A helper needs help
Fire policeman returns from duty to rescue his own family; house lost; fund established
  • Garry Wagner's fireman suit and a baby doll sit in muddy water in his garage, Friday, after water destroyed his Landisville property.

  • Garry Wagner looks for salvagable items, Friday, in his Landisville home that was flooded.

  • Garry Wagner, along with his wife, daughter and dog Faith, stand on a beach that wasn't on their Landisville property before it flooded.

By Jack Brubaker
Manheim
Updated Sep 11, 2011 09:38

Garry Wagner spent Wednesday night trying to keep residents of western Lancaster County from driving into dangerous floodwaters.

He spent early Thursday morning trying to save his family from floodwaters pouring into their own home.

"When I came back to the house at 2:30 a.m., I just came back to check things out," says the fire police lieutenant with West Hempfield Fire & Rescue Company.

"I was going to turn around and go back out to help."

But a man who has spent most of his 49 years volunteering to help others quickly found that his priority was saving his family.

That he did, but he may have lost the house.
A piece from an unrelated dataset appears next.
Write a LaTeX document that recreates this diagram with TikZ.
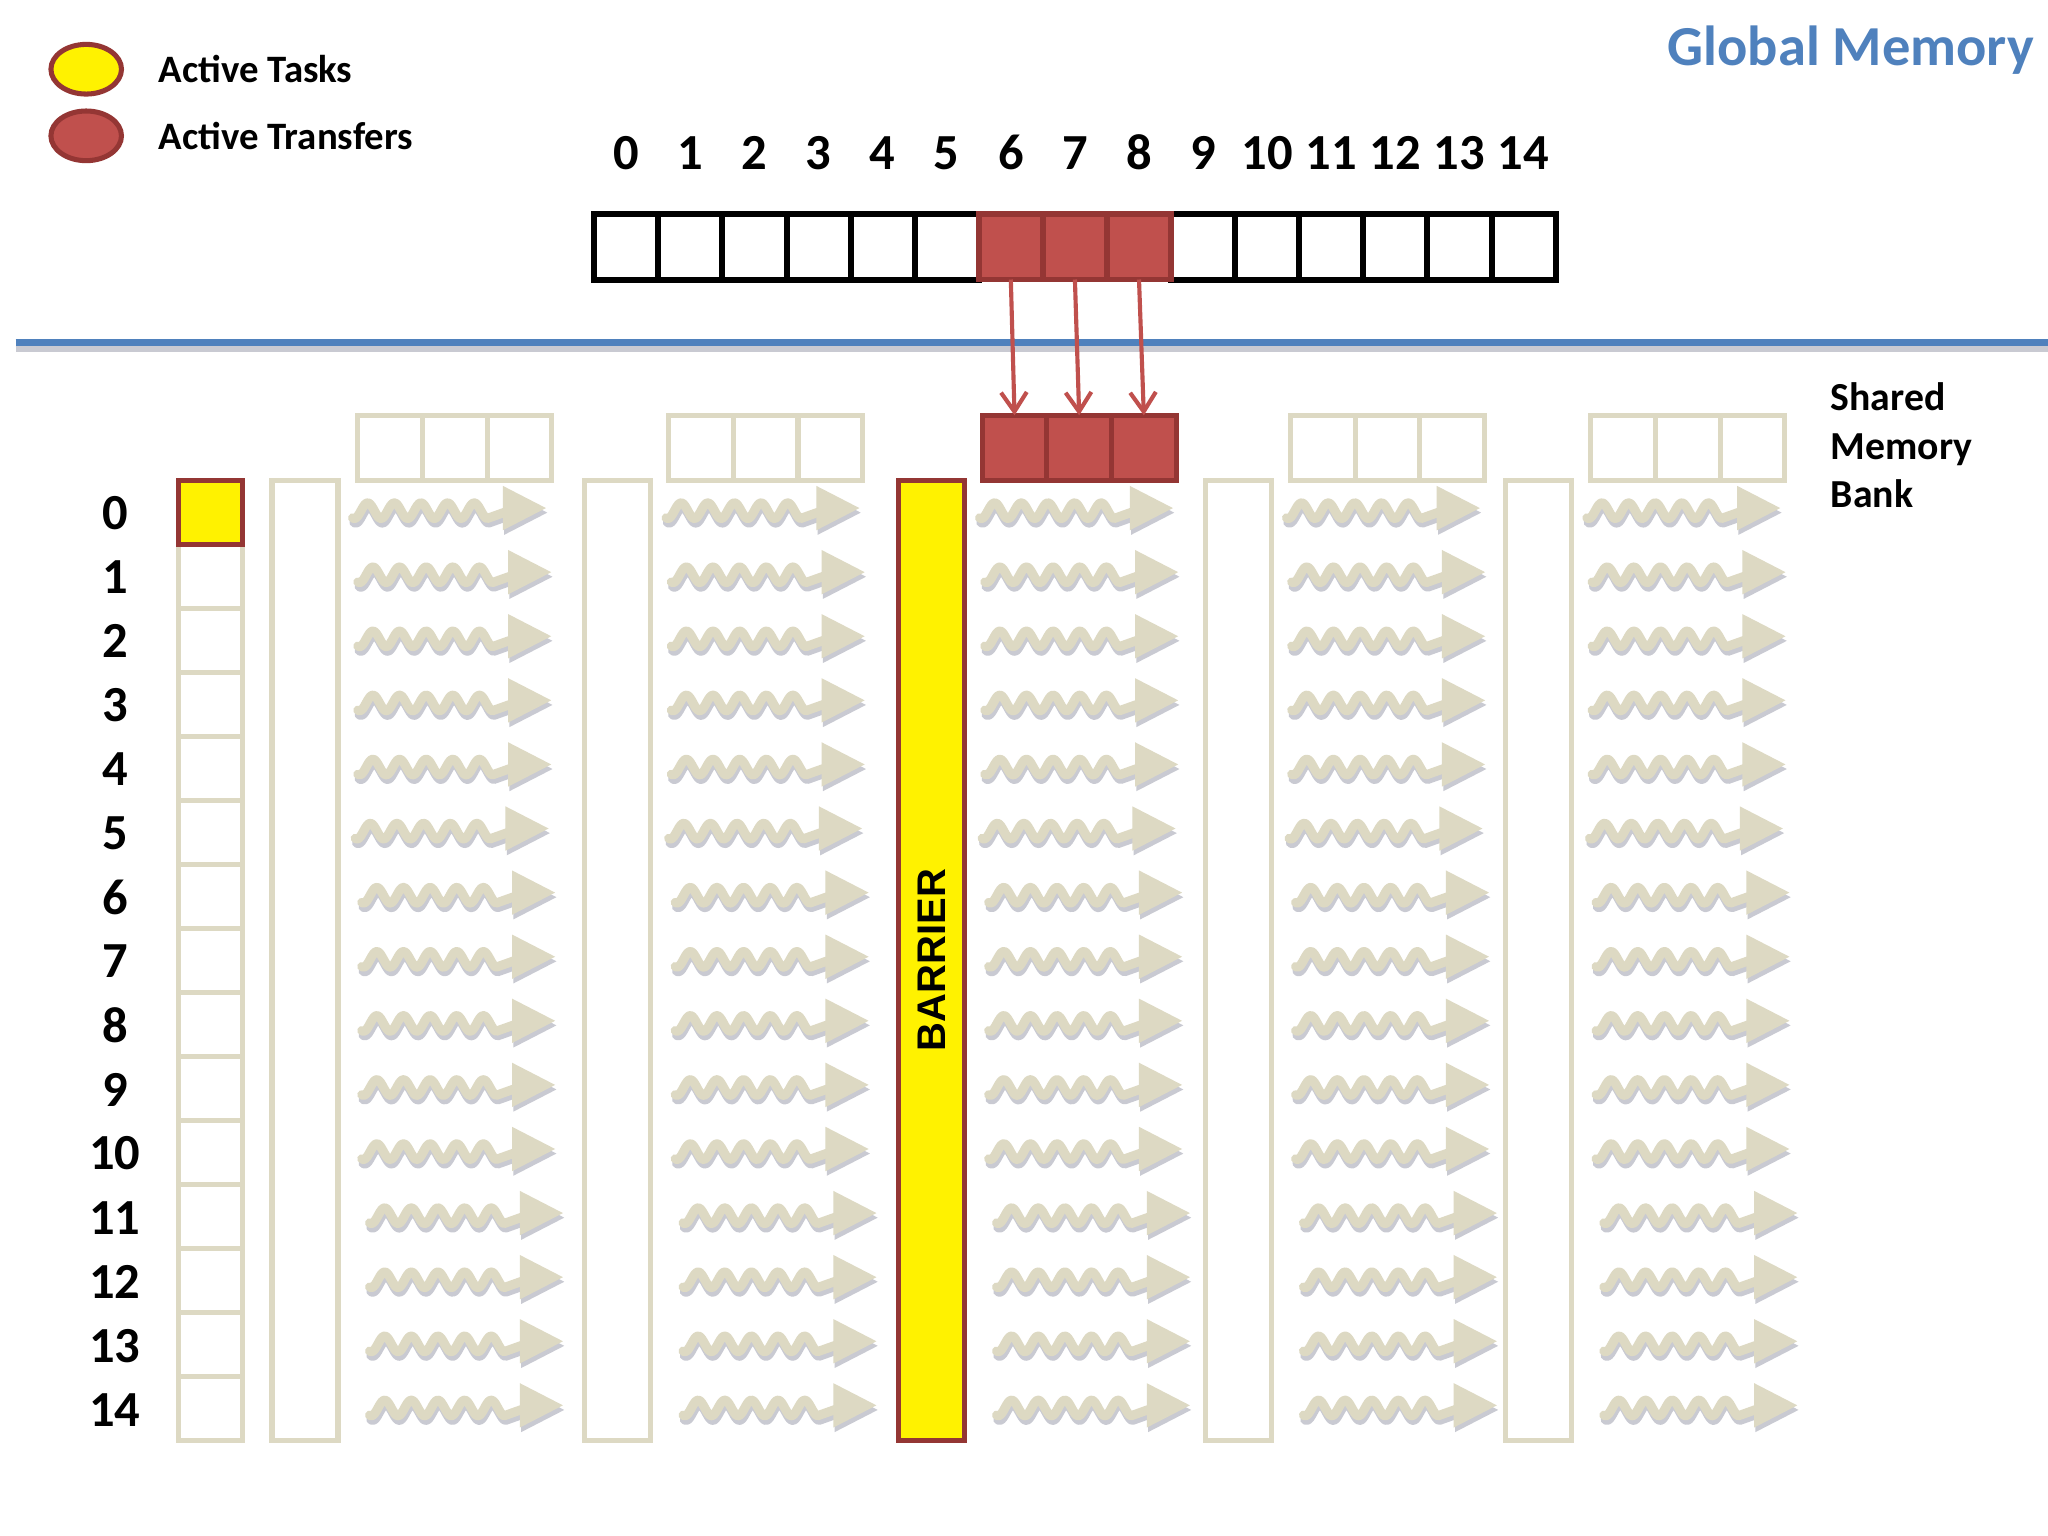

Now a fund has been established to help a helping man.

Garry and Leslie Wagner and their daughter Kristin, a senior at Hempfield High School, live in a low-lying house at 688 S. Chiques Road, just across Chiques Creek from the Liederkranz, a private club in Rapho Township.

Swollen Wednesday by torrential downpours from its Manheim headwaters all the way down to the Wagners' house, the Chiques had become a raging river of silt, sand and sewage.

Garry left home about 5 p.m. to respond to a rescue call on the Susquehanna River at Columbia. Someone had gotten into trouble using a pontoon boat to haul a camping vehicle from an island to the mainland.

The rest of the night, Garry spent barricading flooded roads, checking the solidity of bridges, warning drivers to pull over, turn around, go home.

When he drove his own truck home  to check on things, he found that the normally knee-deep Chiques had risen several feet and was lapping at the front porch.

He went inside and saw water rising up the basement stairs.

"He said, 'The water's almost at the porch and we should go somewhere,' " recalls Leslie.

The first place they went was upstairs to wake their daughter.

As the family carried furniture to the second floor, water began rising into the first floor. So they grabbed some clothing and abandoned the building.

"We just ran out of time," Garry says. "We figure as quick as the water was coming up, another 15 minutes [and] we'd have had to have been rescued."

They moved Leslie's and Kristin's cars to higher ground, then drove the truck to the fire hall.

From the time Garry returned home to wake his sleeping family until they left in the truck, less than an hour had elapsed.

"The water rose a foot, foot and a half in the first 15 minutes," he recalls, "and then it began rising faster."

The water stopped just below the number "668" on their side door, perhaps 20 feet above the Chiques' normal level.

And then, for several hours, water coursed through the house, making a jumble of everything on the first floor and in the garage.

The flood rearranged the Wagner's kitchen, depositing a stool on top of the sink and chairs all over the room. A table covered with books, newspapers, bills and other correspondence rose with the water to the ceiling and fell again when the waters receded. Surprisingly, most of that paper remains dry.

But the floors are covered with mud, and everything else is soaked.

Above the kitchen door hangs a photo of a kitten barely holding onto a rope. The caption reads: "Lord Help Me Hang in There."

It's going to be tough, Garry admits.

"I don't know where I'm going to start," he laments as he surveys the scene from a high spot on his four acres of land. "My driveway is shot. The trees are down. My front yard is a beach of sand. The concrete porch has shifted, and I don't know how stable the house is."

The Wagners are not certain whether their flood insurance is current. They know their 30-year mortgage has 20 years to go. They fear they will lose their house and the land they have lived on and loved for the past decade.

Garry works full-time as warehouse foreman at Barry L. Nissly Co. in Lancaster. He also works part time for a security company.

Most of the rest of his time is spent volunteering with West Hempfield Fire & Rescue. Before joining that company two decades ago, he had volunteered with other emergency services since he was 14.

He's not asking for help, but he's getting it.

Garry's employer, Barry Nissly, has established a support fund.

Money can be sent to the Lt. Garry Wagner Fund, Hempfield United Methodist Church, 3050 Marietta Ave., Lancaster, PA 17601. Make checks payable to the church.

An anonymous donor has offered to match funds received.